◆ **STORED DATA**
# # # # # # #
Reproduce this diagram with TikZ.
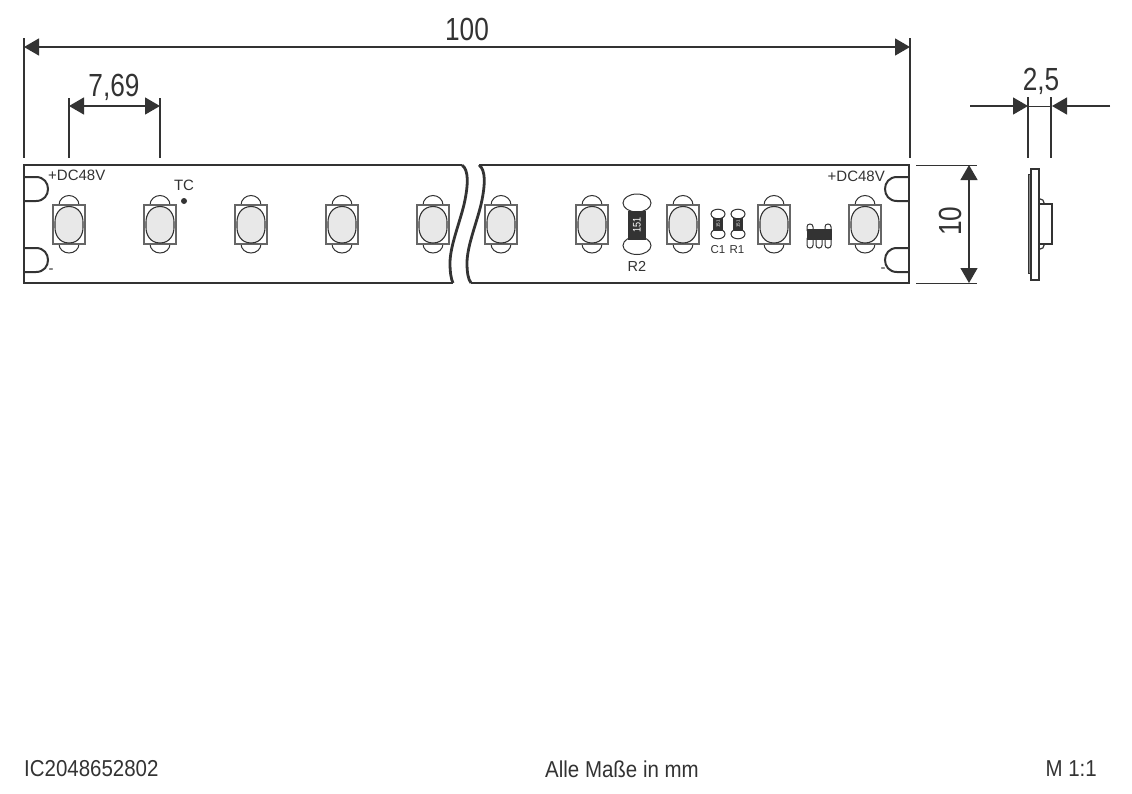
\documentclass[tikz,border=0pt]{standalone}
\usepackage{fontspec}
\setmainfont{Liberation Sans}
\newfontfamily\narrowfont[FakeStretch=0.82]{Liberation Sans}
\newfontfamily\bottomfont[FakeStretch=0.89]{Liberation Sans}
\usetikzlibrary{arrows.meta}
\definecolor{ink}{HTML}{333333}
\definecolor{lens}{HTML}{E8E8E8}
\definecolor{boxgrey}{HTML}{666666}
\tikzset{
  stripline/.style={draw=ink,line width=2.8pt,line join=miter},
  thinline/.style={draw=ink,line width=1pt},
  dimline/.style={draw=ink,line width=1.3pt},
  dimhead/.style={{Triangle[length=15pt,width=17pt,color=ink]}-{Triangle[length=15pt,width=17pt,color=ink]}},
  dimtip/.style={-{Triangle[length=15pt,width=17pt,color=ink]}},
  dimtxt/.style={inner sep=0pt,font=\fontsize{32}{32}\selectfont\narrowfont,text=ink},
  small/.style={inner sep=0pt,font=\fontsize{15}{15}\selectfont,text=ink},
  tiny/.style={inner sep=0pt,font=\fontsize{11.5}{12}\selectfont,text=ink},
  foot/.style={inner sep=0pt,font=\fontsize{23}{23}\selectfont\bottomfont,text=ink},
  led/.pic={
    \draw[thinline] (-10,-19) arc[start angle=180,end angle=360,x radius=10,y radius=9.5];
    \draw[thinline] (-10,20) arc[start angle=180,end angle=0,x radius=10,y radius=9];
    \draw[draw=boxgrey,line width=1.3pt,fill=white] (-16,-19) rectangle (16,20);
    \draw[draw=ink,line width=1.1pt,fill=lens] (0,-17.5)
       .. controls (10,-17.5) and (14,-9) .. (14,-2) -- (14,3.5)
       .. controls (14,10.5) and (10,19) .. (0,19)
       .. controls (-10,19) and (-14,10.5) .. (-14,3.5) -- (-14,-2)
       .. controls (-14,-9) and (-10,-17.5) .. (0,-17.5) -- cycle;
  },
  chip/.pic={
    \draw[thinline,fill=white] (0,-10) ellipse[x radius=7,y radius=4.8];
    \draw[thinline,fill=white] (0,10) ellipse[x radius=7,y radius=4.8];
    \fill[ink] (-5,-6.5) rectangle (5,6.5);
    \node[rotate=90,white,inner sep=0pt,font=\fontsize{4.5}{5}\selectfont] at (0,0) {151};
  }
}
\begin{document}
\begin{tikzpicture}[x=1pt,y=-1pt]
\useasboundingbox (0,0) rectangle (1132,793);
\fill[white] (0,0) rectangle (1132,793);

% LEDs
\foreach \xx in {69,160,251,342,433,501,592,683,774,865}
  \pic at (\xx,224) {led};

% strip outline
\draw[stripline] (462,165) -- (24,165) -- (24,283) -- (453,283);
\draw[stripline] (462,165) .. controls (469,170) and (468,185) .. (465,200)
   .. controls (461,220) and (450,245) .. (450,263)
   .. controls (450,272) and (451,279) .. (453,283);
\draw[stripline] (479,165) .. controls (486,170) and (485,185) .. (482,200)
   .. controls (478,220) and (467,245) .. (467,263)
   .. controls (467,272) and (468,279) .. (471,283);
\draw[stripline] (479,165) -- (909,165) -- (909,283) -- (471,283);

% notches
\draw[draw=ink,line width=2pt] (24,177) -- (36,177) .. controls (44,177) and (48,183) .. (48,189) .. controls (48,195) and (44,201) .. (36,201) -- (24,201);
\draw[draw=ink,line width=2pt] (24,248) -- (36,248) .. controls (44,248) and (48,254) .. (48,260) .. controls (48,266) and (44,272) .. (36,272) -- (24,272);
\draw[draw=ink,line width=2pt] (909,177) -- (897,177) .. controls (889,177) and (885,183) .. (885,189) .. controls (885,195) and (889,201) .. (897,201) -- (909,201);
\draw[draw=ink,line width=2pt] (909,248) -- (897,248) .. controls (889,248) and (885,254) .. (885,260) .. controls (885,266) and (889,272) .. (897,272) -- (909,272);

% strip labels
\node[small,anchor=west] (dcl) at (48,175) {+DC48V};
\node[small,anchor=east] (dcr) at (885,176) {+DC48V};
\node[small] (tc) at (184,185) {TC};
\fill[ink] (184,201) circle (3);
\node[small] (ml) at (51,271) {-};
\node[small] (mr) at (883,270) {-};

% R2
\draw[thinline,fill=white] (637,203) ellipse[x radius=14,y radius=9];
\draw[thinline,fill=white] (637,245.5) ellipse[x radius=14,y radius=9];
\fill[ink] (628,211) rectangle (646,240);
\node[rotate=90,white,inner sep=0pt,font=\fontsize{11}{11}\selectfont\narrowfont] (v151) at (637,225) {151};
\node[inner sep=0pt,font=\fontsize{14.5}{15}\selectfont,text=ink] (r2) at (637,266) {R2};

% C1, R1
\pic at (718,224) {chip};
\pic at (738,224) {chip};
\node[tiny] (c1) at (718,250) {C1};
\node[tiny] (r1) at (737,250) {R1};

% IC
\foreach \xx in {810,828}
  \draw[thinline,fill=white,rounded corners=2.8pt] (\xx-3,224) rectangle (\xx+3,233);
\foreach \xx in {810,819,828}
  \draw[thinline,fill=white,rounded corners=2.8pt] (\xx-3,236) rectangle (\xx+3,248);
\fill[ink] (807,229) rectangle (832,240);

% side view
\draw[draw=ink,line width=1pt,fill=black!45] (1028,174) rectangle (1031,273);
\draw[draw=ink,line width=1.2pt] (1039,198.5) arc[start angle=-90,end angle=0,radius=5.5];
\draw[draw=ink,line width=1.2pt] (1039,249.5) arc[start angle=90,end angle=0,radius=5.5];
\draw[draw=ink,line width=1.5pt,fill=white] (1039,204) rectangle (1052,244);
\draw[draw=ink,line width=1.8pt,fill=white] (1031,169) rectangle (1039,280);

% dimension anchors
\coordinate (a1) at (24,47);  \coordinate (a2) at (910,47);
\coordinate (b1) at (69,106); \coordinate (b2) at (160,106);
\coordinate (c0) at (970,106);\coordinate (c1a) at (1028,106);
\coordinate (c2a) at (1052,106);\coordinate (c3) at (1110,106);
\coordinate (d1) at (969,165);\coordinate (d2) at (969,283);

% extension lines
\draw[dimline] (24,38) -- (24,158);
\draw[dimline] (910,38) -- (910,158);
\draw[dimline] (69,98) -- (69,158);
\draw[dimline] (160,98) -- (160,158);
\draw[dimline] (1028,97) -- (1028,158);
\draw[dimline] (1051,97) -- (1051,158);
\draw[thinline] (916,165) -- (977,165);
\draw[thinline] (916,283) -- (977,283);

% dimension lines
\draw[dimline,dimhead] (a1) -- (a2);
\draw[dimline,dimhead] (b1) -- (b2);
\draw[dimline,dimhead] (d1) -- (d2);
\draw[dimline,dimtip] (c0) -- (c1a);
\draw[dimline,dimtip] (c3) -- (c2a);
\draw[thinline] (c1a) -- (c2a);

% dimension text
\node[dimtxt] (t100) at (467,29) {100};
\node[dimtxt] (t769) at (114,87) {7,69};
\node[dimtxt] (t25) at (1041,81) {2,5};
\node[dimtxt,rotate=90] (t10) at (950,221) {10};

% footer
\node[foot,anchor=west] (f1) at (24,769) {IC2048652802};
\node[foot] (f2) at (622,769) {Alle Maße in mm};
\node[foot,anchor=east] (f3) at (1097,769) {M 1:1};
\end{tikzpicture}
\end{document}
# # # # # # #
◆ **GIVEN REQUEST**
Working from the lines above, reproduce the material exactly and exclude its pictures.

◆ **RESULT FOR THIS TASK**
Reproduce this diagram with TikZ.
\documentclass[tikz,border=0pt]{standalone}
\usepackage{fontspec}
\setmainfont{Liberation Sans}
\newfontfamily\narrowfont[FakeStretch=0.82]{Liberation Sans}
\newfontfamily\bottomfont[FakeStretch=0.89]{Liberation Sans}
\usetikzlibrary{arrows.meta}
\definecolor{ink}{HTML}{333333}
\definecolor{lens}{HTML}{E8E8E8}
\definecolor{boxgrey}{HTML}{666666}
\tikzset{
  stripline/.style={draw=ink,line width=2.8pt,line join=miter},
  thinline/.style={draw=ink,line width=1pt},
  dimline/.style={draw=ink,line width=1.3pt},
  dimhead/.style={{Triangle[length=15pt,width=17pt,color=ink]}-{Triangle[length=15pt,width=17pt,color=ink]}},
  dimtip/.style={-{Triangle[length=15pt,width=17pt,color=ink]}},
  dimtxt/.style={inner sep=0pt,font=\fontsize{32}{32}\selectfont\narrowfont,text=ink},
  small/.style={inner sep=0pt,font=\fontsize{15}{15}\selectfont,text=ink},
  tiny/.style={inner sep=0pt,font=\fontsize{11.5}{12}\selectfont,text=ink},
  foot/.style={inner sep=0pt,font=\fontsize{23}{23}\selectfont\bottomfont,text=ink},
  led/.pic={
    \draw[thinline] (-10,-19) arc[start angle=180,end angle=360,x radius=10,y radius=9.5];
    \draw[thinline] (-10,20) arc[start angle=180,end angle=0,x radius=10,y radius=9];
    \draw[draw=boxgrey,line width=1.3pt,fill=white] (-16,-19) rectangle (16,20);
    \draw[draw=ink,line width=1.1pt,fill=lens] (0,-17.5)
       .. controls (10,-17.5) and (14,-9) .. (14,-2) -- (14,3.5)
       .. controls (14,10.5) and (10,19) .. (0,19)
       .. controls (-10,19) and (-14,10.5) .. (-14,3.5) -- (-14,-2)
       .. controls (-14,-9) and (-10,-17.5) .. (0,-17.5) -- cycle;
  },
  chip/.pic={
    \draw[thinline,fill=white] (0,-10) ellipse[x radius=7,y radius=4.8];
    \draw[thinline,fill=white] (0,10) ellipse[x radius=7,y radius=4.8];
    \fill[ink] (-5,-6.5) rectangle (5,6.5);
    \node[rotate=90,white,inner sep=0pt,font=\fontsize{4.5}{5}\selectfont] at (0,0) {151};
  }
}
\begin{document}
\begin{tikzpicture}[x=1pt,y=-1pt]
\useasboundingbox (0,0) rectangle (1132,793);
\fill[white] (0,0) rectangle (1132,793);

% LEDs
\foreach \xx in {69,160,251,342,433,501,592,683,774,865}
  \pic at (\xx,224) {led};

% strip outline
\draw[stripline] (462,165) -- (24,165) -- (24,283) -- (453,283);
\draw[stripline] (462,165) .. controls (469,170) and (468,185) .. (465,200)
   .. controls (461,220) and (450,245) .. (450,263)
   .. controls (450,272) and (451,279) .. (453,283);
\draw[stripline] (479,165) .. controls (486,170) and (485,185) .. (482,200)
   .. controls (478,220) and (467,245) .. (467,263)
   .. controls (467,272) and (468,279) .. (471,283);
\draw[stripline] (479,165) -- (909,165) -- (909,283) -- (471,283);

% notches
\draw[draw=ink,line width=2pt] (24,177) -- (36,177) .. controls (44,177) and (48,183) .. (48,189) .. controls (48,195) and (44,201) .. (36,201) -- (24,201);
\draw[draw=ink,line width=2pt] (24,248) -- (36,248) .. controls (44,248) and (48,254) .. (48,260) .. controls (48,266) and (44,272) .. (36,272) -- (24,272);
\draw[draw=ink,line width=2pt] (909,177) -- (897,177) .. controls (889,177) and (885,183) .. (885,189) .. controls (885,195) and (889,201) .. (897,201) -- (909,201);
\draw[draw=ink,line width=2pt] (909,248) -- (897,248) .. controls (889,248) and (885,254) .. (885,260) .. controls (885,266) and (889,272) .. (897,272) -- (909,272);

% strip labels
\node[small,anchor=west] (dcl) at (48,175) {+DC48V};
\node[small,anchor=east] (dcr) at (885,176) {+DC48V};
\node[small] (tc) at (184,185) {TC};
\fill[ink] (184,201) circle (3);
\node[small] (ml) at (51,271) {-};
\node[small] (mr) at (883,270) {-};

% R2
\draw[thinline,fill=white] (637,203) ellipse[x radius=14,y radius=9];
\draw[thinline,fill=white] (637,245.5) ellipse[x radius=14,y radius=9];
\fill[ink] (628,211) rectangle (646,240);
\node[rotate=90,white,inner sep=0pt,font=\fontsize{11}{11}\selectfont\narrowfont] (v151) at (637,225) {151};
\node[inner sep=0pt,font=\fontsize{14.5}{15}\selectfont,text=ink] (r2) at (637,266) {R2};

% C1, R1
\pic at (718,224) {chip};
\pic at (738,224) {chip};
\node[tiny] (c1) at (718,250) {C1};
\node[tiny] (r1) at (737,250) {R1};

% IC
\foreach \xx in {810,828}
  \draw[thinline,fill=white,rounded corners=2.8pt] (\xx-3,224) rectangle (\xx+3,233);
\foreach \xx in {810,819,828}
  \draw[thinline,fill=white,rounded corners=2.8pt] (\xx-3,236) rectangle (\xx+3,248);
\fill[ink] (807,229) rectangle (832,240);

% side view
\draw[draw=ink,line width=1pt,fill=black!45] (1028,174) rectangle (1031,273);
\draw[draw=ink,line width=1.2pt] (1039,198.5) arc[start angle=-90,end angle=0,radius=5.5];
\draw[draw=ink,line width=1.2pt] (1039,249.5) arc[start angle=90,end angle=0,radius=5.5];
\draw[draw=ink,line width=1.5pt,fill=white] (1039,204) rectangle (1052,244);
\draw[draw=ink,line width=1.8pt,fill=white] (1031,169) rectangle (1039,280);

% dimension anchors
\coordinate (a1) at (24,47);  \coordinate (a2) at (910,47);
\coordinate (b1) at (69,106); \coordinate (b2) at (160,106);
\coordinate (c0) at (970,106);\coordinate (c1a) at (1028,106);
\coordinate (c2a) at (1052,106);\coordinate (c3) at (1110,106);
\coordinate (d1) at (969,165);\coordinate (d2) at (969,283);

% extension lines
\draw[dimline] (24,38) -- (24,158);
\draw[dimline] (910,38) -- (910,158);
\draw[dimline] (69,98) -- (69,158);
\draw[dimline] (160,98) -- (160,158);
\draw[dimline] (1028,97) -- (1028,158);
\draw[dimline] (1051,97) -- (1051,158);
\draw[thinline] (916,165) -- (977,165);
\draw[thinline] (916,283) -- (977,283);

% dimension lines
\draw[dimline,dimhead] (a1) -- (a2);
\draw[dimline,dimhead] (b1) -- (b2);
\draw[dimline,dimhead] (d1) -- (d2);
\draw[dimline,dimtip] (c0) -- (c1a);
\draw[dimline,dimtip] (c3) -- (c2a);
\draw[thinline] (c1a) -- (c2a);

% dimension text
\node[dimtxt] (t100) at (467,29) {100};
\node[dimtxt] (t769) at (114,87) {7,69};
\node[dimtxt] (t25) at (1041,81) {2,5};
\node[dimtxt,rotate=90] (t10) at (950,221) {10};

% footer
\node[foot,anchor=west] (f1) at (24,769) {IC2048652802};
\node[foot] (f2) at (622,769) {Alle Maße in mm};
\node[foot,anchor=east] (f3) at (1097,769) {M 1:1};
\end{tikzpicture}
\end{document}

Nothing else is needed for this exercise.